[フランクフルト 7日 ロイター] - 欧州中央銀行(ECB)理事会メンバーのナーゲル独連銀総裁は7日、インフレ率を2%に戻すために一段の大幅利上げが必要になると述べた。ただ、不透明感が強いことを踏まえ、段階的に進めなくてはならないとの考えを示した。

ナーゲル総裁は独紙ベルゼン・ツァイトゥングに対し「現況では一段の大幅利上げが必要だ。ただ、段階的に進めるのが正しいと考えている」と述べた。

その上で、ECBの現在の金利水準はインフレ率を大きく下回っているため「制約的」とは言えないと指摘。インフレ率が目標とする2%に戻ると確信したときのみ利上げを停止すべきとし、2023年末までに利下げが実施されるとの観測を否定した。

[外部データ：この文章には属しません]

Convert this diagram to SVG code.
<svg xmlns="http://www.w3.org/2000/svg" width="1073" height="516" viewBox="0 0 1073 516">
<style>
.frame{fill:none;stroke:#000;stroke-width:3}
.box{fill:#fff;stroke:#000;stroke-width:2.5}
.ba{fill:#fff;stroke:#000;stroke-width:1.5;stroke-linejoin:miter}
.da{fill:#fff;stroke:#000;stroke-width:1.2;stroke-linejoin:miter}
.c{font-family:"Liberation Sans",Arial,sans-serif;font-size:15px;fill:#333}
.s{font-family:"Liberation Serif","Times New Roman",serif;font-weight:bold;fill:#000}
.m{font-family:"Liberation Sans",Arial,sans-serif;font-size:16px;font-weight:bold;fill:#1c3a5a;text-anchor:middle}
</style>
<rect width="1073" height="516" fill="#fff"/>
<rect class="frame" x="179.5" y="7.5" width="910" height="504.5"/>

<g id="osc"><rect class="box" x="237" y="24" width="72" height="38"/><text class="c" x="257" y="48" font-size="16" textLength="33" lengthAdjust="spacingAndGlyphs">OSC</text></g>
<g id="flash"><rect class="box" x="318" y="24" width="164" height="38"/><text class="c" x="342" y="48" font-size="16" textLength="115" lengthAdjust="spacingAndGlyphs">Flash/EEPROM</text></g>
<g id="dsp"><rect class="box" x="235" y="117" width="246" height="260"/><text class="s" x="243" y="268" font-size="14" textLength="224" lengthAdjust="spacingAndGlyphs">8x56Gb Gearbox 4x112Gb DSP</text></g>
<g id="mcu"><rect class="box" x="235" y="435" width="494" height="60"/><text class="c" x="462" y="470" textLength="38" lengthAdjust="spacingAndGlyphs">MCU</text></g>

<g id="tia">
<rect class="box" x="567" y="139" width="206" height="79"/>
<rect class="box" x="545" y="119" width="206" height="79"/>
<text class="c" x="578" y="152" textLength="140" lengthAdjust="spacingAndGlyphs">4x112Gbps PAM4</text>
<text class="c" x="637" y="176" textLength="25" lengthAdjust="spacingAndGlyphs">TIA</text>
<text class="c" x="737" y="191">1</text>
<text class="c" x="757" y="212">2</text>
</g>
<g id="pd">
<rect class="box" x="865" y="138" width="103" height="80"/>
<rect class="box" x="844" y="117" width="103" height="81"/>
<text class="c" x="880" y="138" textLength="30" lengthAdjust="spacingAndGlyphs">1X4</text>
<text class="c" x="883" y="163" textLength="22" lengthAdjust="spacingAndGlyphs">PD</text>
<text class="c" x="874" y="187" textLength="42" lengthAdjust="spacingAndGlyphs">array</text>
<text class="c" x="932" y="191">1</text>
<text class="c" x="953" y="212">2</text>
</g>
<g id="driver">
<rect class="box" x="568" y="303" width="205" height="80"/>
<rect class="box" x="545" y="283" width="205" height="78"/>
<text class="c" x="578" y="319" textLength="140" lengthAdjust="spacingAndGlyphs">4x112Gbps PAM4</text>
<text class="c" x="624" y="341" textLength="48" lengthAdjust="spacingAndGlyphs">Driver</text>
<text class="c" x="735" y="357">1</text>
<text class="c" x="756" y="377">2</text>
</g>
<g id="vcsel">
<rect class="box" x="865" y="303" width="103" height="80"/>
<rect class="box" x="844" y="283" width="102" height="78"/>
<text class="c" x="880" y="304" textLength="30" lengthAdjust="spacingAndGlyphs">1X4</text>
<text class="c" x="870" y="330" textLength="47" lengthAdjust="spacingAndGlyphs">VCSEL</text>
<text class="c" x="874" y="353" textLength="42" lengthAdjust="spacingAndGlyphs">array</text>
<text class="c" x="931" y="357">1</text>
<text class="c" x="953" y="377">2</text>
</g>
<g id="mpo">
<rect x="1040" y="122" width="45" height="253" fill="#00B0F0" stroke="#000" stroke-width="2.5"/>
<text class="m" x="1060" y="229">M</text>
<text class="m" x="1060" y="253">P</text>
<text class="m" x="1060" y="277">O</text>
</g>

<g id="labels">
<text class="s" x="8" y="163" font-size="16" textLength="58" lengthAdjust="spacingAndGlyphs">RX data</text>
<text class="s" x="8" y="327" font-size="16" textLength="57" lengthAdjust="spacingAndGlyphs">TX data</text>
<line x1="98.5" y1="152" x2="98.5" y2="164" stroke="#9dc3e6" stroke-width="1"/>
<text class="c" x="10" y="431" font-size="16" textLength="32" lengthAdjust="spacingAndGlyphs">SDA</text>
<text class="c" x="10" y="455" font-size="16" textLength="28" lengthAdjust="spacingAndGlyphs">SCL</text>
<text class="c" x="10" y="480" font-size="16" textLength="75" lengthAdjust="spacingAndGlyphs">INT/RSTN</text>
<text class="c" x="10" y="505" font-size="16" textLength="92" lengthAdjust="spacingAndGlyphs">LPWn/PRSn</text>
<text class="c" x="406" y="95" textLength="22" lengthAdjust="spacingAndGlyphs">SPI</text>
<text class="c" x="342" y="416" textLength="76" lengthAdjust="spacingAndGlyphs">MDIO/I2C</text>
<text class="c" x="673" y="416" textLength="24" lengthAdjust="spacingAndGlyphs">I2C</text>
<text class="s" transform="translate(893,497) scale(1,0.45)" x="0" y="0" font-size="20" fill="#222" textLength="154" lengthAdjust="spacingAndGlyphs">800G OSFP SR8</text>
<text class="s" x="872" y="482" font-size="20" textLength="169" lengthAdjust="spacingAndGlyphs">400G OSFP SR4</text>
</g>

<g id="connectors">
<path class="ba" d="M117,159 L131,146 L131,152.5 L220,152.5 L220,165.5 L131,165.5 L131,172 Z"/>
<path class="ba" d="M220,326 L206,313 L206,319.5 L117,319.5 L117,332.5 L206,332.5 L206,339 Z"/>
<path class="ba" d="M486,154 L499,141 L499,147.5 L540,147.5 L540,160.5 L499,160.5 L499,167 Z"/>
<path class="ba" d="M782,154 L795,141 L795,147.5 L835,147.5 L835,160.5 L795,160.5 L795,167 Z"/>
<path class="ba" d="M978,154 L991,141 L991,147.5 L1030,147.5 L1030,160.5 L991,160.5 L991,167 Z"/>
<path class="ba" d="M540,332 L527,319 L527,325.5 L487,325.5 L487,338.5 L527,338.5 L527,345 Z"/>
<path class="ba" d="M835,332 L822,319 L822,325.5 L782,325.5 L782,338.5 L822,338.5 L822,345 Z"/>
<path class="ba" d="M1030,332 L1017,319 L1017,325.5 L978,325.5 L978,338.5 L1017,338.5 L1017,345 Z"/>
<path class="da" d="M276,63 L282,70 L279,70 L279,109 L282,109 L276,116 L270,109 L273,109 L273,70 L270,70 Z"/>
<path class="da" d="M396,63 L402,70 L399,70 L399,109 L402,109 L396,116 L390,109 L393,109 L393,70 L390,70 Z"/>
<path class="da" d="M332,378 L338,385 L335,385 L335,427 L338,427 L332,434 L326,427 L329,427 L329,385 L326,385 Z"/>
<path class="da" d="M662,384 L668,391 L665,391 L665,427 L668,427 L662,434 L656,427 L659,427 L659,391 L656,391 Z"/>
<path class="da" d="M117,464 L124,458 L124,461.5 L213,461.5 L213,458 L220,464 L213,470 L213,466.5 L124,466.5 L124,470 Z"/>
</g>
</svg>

ECBの保有資産圧縮については、満期を迎えた債券の償還資金を完全に再投資しない計画は金融市場でうまく消化されるとし、実際には一段と速いスピードで実現する可能性もあると述べた。

ドイツ経済については、今年のインフレ率は6─7%で推移すると予想。従来は7%を超えると予想されていた。また、ロシアによるウクライナ侵攻に起因するエネルギー危機でドイツが最も大きな打撃を受けると見られてる中でも、ドイツ経済はハードランディング(強行着陸)しないとの見方を示した。

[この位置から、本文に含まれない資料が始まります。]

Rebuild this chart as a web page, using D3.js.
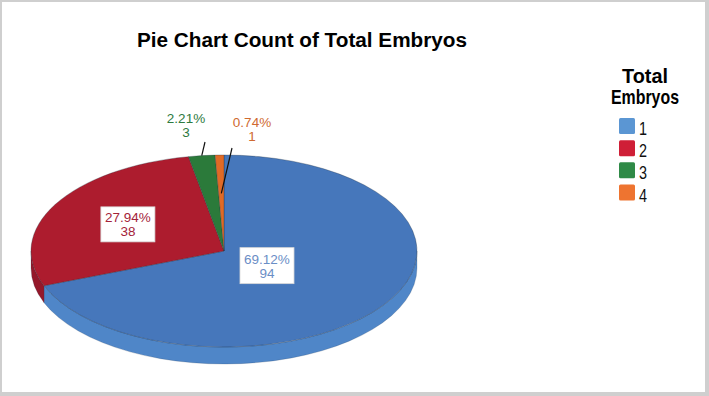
<!DOCTYPE html>
<html>
<head>
<meta charset="utf-8">
<script src="https://cdn.jsdelivr.net/npm/d3@7"></script>
<style>
  body { margin: 0; background: #fff; }
  text { font-family: "Liberation Sans", Arial, sans-serif; }
</style>
</head>
<body>
<script>
// data
const categories = ["1", "2", "3", "4"];
const counts = [94, 38, 3, 1];
const topColors = ["#4677bb", "#ad1c2e", "#2b7a3a", "#e06a26"];
const sideColors = ["#4f86c8", "#94182a", "#24692f", "#c45a1e"];
const legendColors = ["#5b96d3", "#cf1f37", "#2f8a47", "#ee7430"];
const textColors = ["#6a8ec6", "#a4233a", "#2e7a40", "#cf6a30"];

const W = 709, H = 396;
const total = d3.sum(counts);
const fmt = d3.format(".2f");

const svg = d3.select("body").append("svg")
    .attr("width", W)
    .attr("height", H);

// frame
svg.append("rect").attr("width", W).attr("height", H).attr("fill", "#cfcfcf");
svg.append("rect").attr("x", 2).attr("y", 2).attr("width", 703).attr("height", 390).attr("fill", "#fff");

// title
svg.append("text")
    .attr("x", 302).attr("y", 47)
    .attr("text-anchor", "middle")
    .attr("font-size", 20).attr("font-weight", "bold")
    .attr("textLength", 330).attr("lengthAdjust", "spacingAndGlyphs")
    .text("Pie Chart Count of Total Embryos");

// pie geometry
const cx = 224, cy = 251, rx = 193, ry = 96, depth = 17;
const pie = d3.pie().sort(null).value(d => d)(counts);

function pt(a, r) {
    return [cx + rx * r * Math.sin(a), cy - ry * r * Math.cos(a)];
}

const g = svg.append("g");

// side walls (front half only)
pie.forEach((p, i) => {
    const s = Math.max(p.startAngle, Math.PI / 2);
    const e = Math.min(p.endAngle, 3 * Math.PI / 2);
    if (s >= e) return;
    const p0 = pt(s, 1), p1 = pt(e, 1);
    const d = `M${p0}A${rx},${ry} 0 0 1 ${p1}L${p1[0]},${p1[1] + depth}` +
        `A${rx},${ry} 0 0 0 ${p0[0]},${p0[1] + depth}Z`;
    g.append("path").attr("d", d)
        .attr("fill", sideColors[i])
        .attr("stroke", "#2a3a55").attr("stroke-width", 0.4).attr("stroke-opacity", 0.5);
});

// top faces
pie.forEach((p, i) => {
    const p0 = pt(p.startAngle, 1), p1 = pt(p.endAngle, 1);
    const large = p.endAngle - p.startAngle > Math.PI ? 1 : 0;
    const d = `M${cx},${cy}L${p0}A${rx},${ry} 0 ${large} 1 ${p1}Z`;
    g.append("path").attr("d", d)
        .attr("fill", topColors[i])
        .attr("stroke", "#1e2a3a").attr("stroke-width", 0.5).attr("stroke-opacity", 0.6);
});

// labels: boxed inside for big slices, leader lines for small ones
const labelLayout = [
    { inside: true, r: 0.27, w: 54, h: 36 },
    { inside: true, r: 0.57, w: 54, h: 35 },
    { inside: false, from: 1.0, to: [205, 142], text: [186, 123] },
    { inside: false, from: 0.6, to: [232, 148], text: [252, 127] }
];

pie.forEach((p, i) => {
    const L = labelLayout[i];
    const mid = (p.startAngle + p.endAngle) / 2;
    const lines = [fmt(counts[i] / total * 100) + "%", String(counts[i])];
    let tx, ty;
    if (L.inside) {
        const c = pt(mid, L.r);
        svg.append("rect")
            .attr("x", c[0] - L.w / 2).attr("y", c[1] - L.h / 2)
            .attr("width", L.w).attr("height", L.h)
            .attr("fill", "#fff").attr("stroke", "#d8d8d8").attr("stroke-width", 0.8);
        tx = c[0]; ty = c[1] - 3;
    } else {
        const a = pt(mid, L.from);
        svg.append("line")
            .attr("x1", a[0]).attr("y1", a[1])
            .attr("x2", L.to[0]).attr("y2", L.to[1])
            .attr("stroke", "#111").attr("stroke-width", 1.2);
        tx = L.text[0]; ty = L.text[1] - 1;
    }
    lines.forEach((s, k) => {
        svg.append("text")
            .attr("x", tx).attr("y", ty + k * 14 + 1)
            .attr("text-anchor", "middle")
            .attr("font-size", 13.5)
            .attr("fill", textColors[i])
            .text(s);
    });
});

// legend
const lg = svg.append("g");
lg.append("text").attr("x", 645).attr("y", 83)
    .attr("text-anchor", "middle").attr("font-size", 21).attr("font-weight", "bold")
    .attr("textLength", 46).attr("lengthAdjust", "spacingAndGlyphs")
    .text("Total");
lg.append("text").attr("x", 645).attr("y", 104)
    .attr("text-anchor", "middle").attr("font-size", 21).attr("font-weight", "bold")
    .attr("textLength", 68).attr("lengthAdjust", "spacingAndGlyphs")
    .text("Embryos");

const ly = d3.scalePoint().domain(categories).range([126, 192.5]);
categories.forEach((c, i) => {
    lg.append("rect")
        .attr("x", 619).attr("y", ly(c) - 8)
        .attr("width", 16).attr("height", 16).attr("rx", 1.5)
        .attr("fill", legendColors[i]);
    lg.append("text")
        .attr("x", 639).attr("y", ly(c) + 9)
        .attr("font-size", 18)
        .attr("textLength", 8).attr("lengthAdjust", "spacingAndGlyphs")
        .attr("fill", "#111")
        .text(c);
});
</script>
</body>
</html>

シュナーベルECB専務理事はこの日に行った講演で、金利が十分に上昇したと示す証拠はほとんどないと指摘。「信用市場の引き締まりが見られているが、インフレ率が中期的に2%の目標に戻ると期待できるほど、金融政策が機能しているかどうかはまだ分からない」と述べた。

ECBは2日の理事会で政策金利を0.5%ポイント引き上げ3%とした。3月にも0.5%ポイントの追加利上げの方針を示し、高インフレとの戦いを続ける道筋を再確認した。